See something
that breaks the law?
How to report illegal content and what to expect when you do. Last updated: 14 May 2026.
1. What we treat as illegal content
Glitchdeals is a UK-based service. We treat content as illegal if it is unlawful under English law, including but not limited to: • Threats, harassment, or stalking under the Protection from Harassment Act 1997. • Hate speech under the Public Order Act 1986 or the Communications Act 2003 s. 127. • Content sexualising children or facilitating child sexual exploitation. • Content encouraging or assisting suicide or self-harm. • Content that infringes copyright, trade marks, or other intellectual-property rights. • Defamatory statements within the meaning of the Defamation Act 2013. • Doxxing — publication of another person's private information without lawful purpose. • Content promoting fraud, including fake-deal posts, fake reviews (prohibited under the Digital Markets, Competition and Consumers Act 2024), or phishing.
2. How to report illegal content
Email legal@glitchdeals.co.uk with: • The exact URL of the page where the content appears. • A short description of what the content is and which category in Section 1 it falls under. • Your name and contact email.

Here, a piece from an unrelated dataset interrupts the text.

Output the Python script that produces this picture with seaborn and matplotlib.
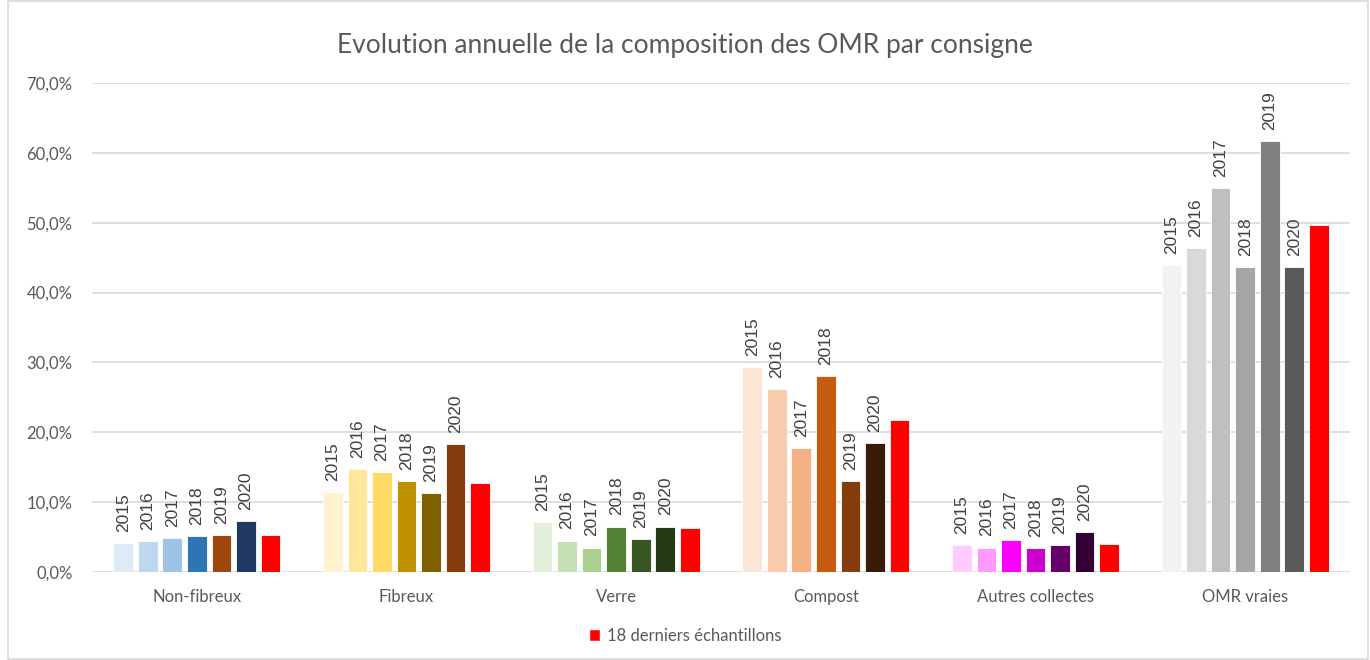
from matplotlib import pyplot as plt
from matplotlib.patches import Rectangle, Patch
from matplotlib.ticker import FuncFormatter
import pandas as pd
import seaborn as sns

categories = ["Non-fibreux", "Fibreux", "Verre", "Compost", "Autres collectes", "OMR vraies"]
series = ["2015", "2016", "2017", "2018", "2019", "2020", "18 derniers échantillons"]

v2015 = [4.2, 11.4, 7.2, 29.4, 3.8, 43.9]
v2016 = [4.4, 14.7, 4.5, 26.2, 3.5, 46.4]
v2017 = [4.9, 14.3, 3.5, 17.8, 4.6, 54.9]
v2018 = [5.1, 13.0, 6.5, 28.1, 3.4, 43.7]
v2019 = [5.25, 11.3, 4.7, 13.0, 3.8, 61.7]
v2020 = [7.3, 18.3, 6.5, 18.4, 5.7, 43.7]
v_last18 = [5.35, 12.7, 6.35, 21.8, 4.0, 49.7]

# one colour ramp per category (2015 -> 2020, then the red sample bar)
colors = {
    "Non-fibreux": ["#DEEBF7", "#BDD7EE", "#9DC3E6", "#2E75B6", "#9E480E", "#1F3864", "#FF0000"],
    "Fibreux": ["#FFF2CC", "#FFE699", "#FFD966", "#BF9000", "#7F6000", "#843C0C", "#FF0000"],
    "Verre": ["#E2EFDA", "#C6E0B4", "#A9D08E", "#548235", "#375623", "#263A18", "#FF0000"],
    "Compost": ["#FBE5D6", "#F8CBAD", "#F4B183", "#C55A11", "#843C0C", "#3A1A08", "#FF0000"],
    "Autres collectes": ["#FFCCFF", "#FF99FF", "#FF00FF", "#CC00CC", "#660066", "#330033", "#FF0000"],
    "OMR vraies": ["#F2F2F2", "#D9D9D9", "#BFBFBF", "#A6A6A6", "#808080", "#595959", "#FF0000"],
}

values = [v2015, v2016, v2017, v2018, v2019, v2020, v_last18]
rows = []
for s, vals in zip(series, values):
    for c, v in zip(categories, vals):
        rows.append({"categorie": c, "serie": s, "valeur": v / 100})
df = pd.DataFrame(rows)

sns.set_style("white")
plt.rcParams["font.family"] = ["Lato", "DejaVu Sans"]

fig = plt.figure(figsize=(13.7, 6.6), dpi=100)
ax = fig.add_axes([92 / 1370, 1 - 572 / 660, 1258 / 1370, 489 / 660])

sns.barplot(data=df, x="categorie", y="valeur", hue="serie", order=categories,
            hue_order=series, width=0.82, gap=0.2, ax=ax, legend=False,
            palette=["#999999"] * len(series), saturation=1, errorbar=None)

for j, cont in enumerate(ax.containers):
    for i, bar in enumerate(cont):
        bar.set_facecolor(colors[categories[i]][j])
        bar.set_edgecolor("white")
        bar.set_linewidth(0.6)
    if j < 6:
        for bar in cont:
            ax.annotate(series[j], (bar.get_x() + bar.get_width() / 2, bar.get_height()),
                        xytext=(0, 8), textcoords="offset points", rotation=90,
                        ha="center", va="bottom", fontsize=12.5, color="#404040",
                        family=["Liberation Sans", "DejaVu Sans"])

ax.set_xlim(-0.5, 5.5)
ax.set_ylim(0, 0.7)
ax.set_yticks([i / 10 for i in range(8)])
ax.yaxis.set_major_formatter(FuncFormatter(lambda y, _: f"{y * 100:.1f}%".replace(".", ",")))
ax.grid(axis="y", color="#D9D9D9", linewidth=1.2)
ax.set_axisbelow(True)
for sp in ax.spines.values():
    sp.set_visible(False)
ax.tick_params(axis="both", length=0, labelsize=12, colors="#595959", pad=14)
ax.tick_params(axis="x", pad=12)
ax.set_xlabel("")
ax.set_ylabel("")

fig.text(0.5, 1 - 45 / 660, "Evolution annuelle de la composition des OMR par consigne",
         ha="center", va="center", fontsize=19, color="#595959")

fig.legend(handles=[Patch(facecolor="#FF0000", label="18 derniers échantillons")],
           loc="center", bbox_to_anchor=(0.5, 1 - 636 / 660), frameon=False,
           fontsize=12, labelcolor="#595959", handlelength=0.7, handleheight=0.7,
           handletextpad=0.4)

fig.patches.append(Rectangle((8 / 1370, 0.002), 1 - 10 / 1370, 0.997, transform=fig.transFigure,
                             fill=False, edgecolor="#D9D9D9", linewidth=1.2))

fig.savefig("out.png", dpi=100)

Anonymous reports are processed but cannot be acknowledged. • If you are reporting infringement of your own rights (copyright, defamation, image use), please tell us in what capacity you are reporting (rights-holder, agent, individual subject of the statement). For copyright infringement specifically, we follow the standard UK / EU notice-and-takedown procedure — please include the standard "good faith belief" statement and the assertion that the information in the notice is accurate.
3. What happens next
Our response times are: • Acknowledgement: within one working day. • Initial assessment: within 24 hours of a complete report (24 / 7). • Decision on action: within 5 working days for ordinary cases; sooner for content that creates an immediate risk of harm (CSAM, credible threats of violence). If we conclude the content is unlawful, we remove or de-list it and notify the user who posted it (unless doing so would prejudice an investigation by law enforcement). If we conclude the content is lawful, we tell you why. You retain your right to pursue the matter directly with the user, with the relevant retailer, or with the courts.
4. Online Safety Act 2023 — our position
The Online Safety Act 2023 imposes duties of care on user-to-user services and search services. Glitchdeals carries user-generated comments, votes, deal reports, and deal submissions, which makes us a "user-to-user service" within the meaning of the Act. Based on our user numbers and content profile we are well below the thresholds Ofcom has set for "categorised services" with the heaviest duties, but we still treat the OSA's "illegal-content duties" (s. 9 and Sch. 5) as the floor for our moderation policy. This page is one of the ways we discharge those duties.
5. Repeat offenders and account suspension
Users whose content is removed for illegality, or who repeatedly submit content that breaches our Terms or Community Guidelines, will have their account suspended or terminated. Suspended accounts cannot vote, comment, submit deals, or interact with other users. Where a referral to law enforcement is appropriate (CSAM, credible threats, large-scale fraud), we will report and cooperate with the police, the National Crime Agency, Action Fraud, or the Internet Watch Foundation as the case requires.
6. Transparency
We do not currently publish a periodic transparency report because our moderation volume is too low for meaningful aggregate statistics. If and when our scale crosses the threshold where a report would be informative, we will publish annual figures on takedown notices received, action taken, and appeal outcomes.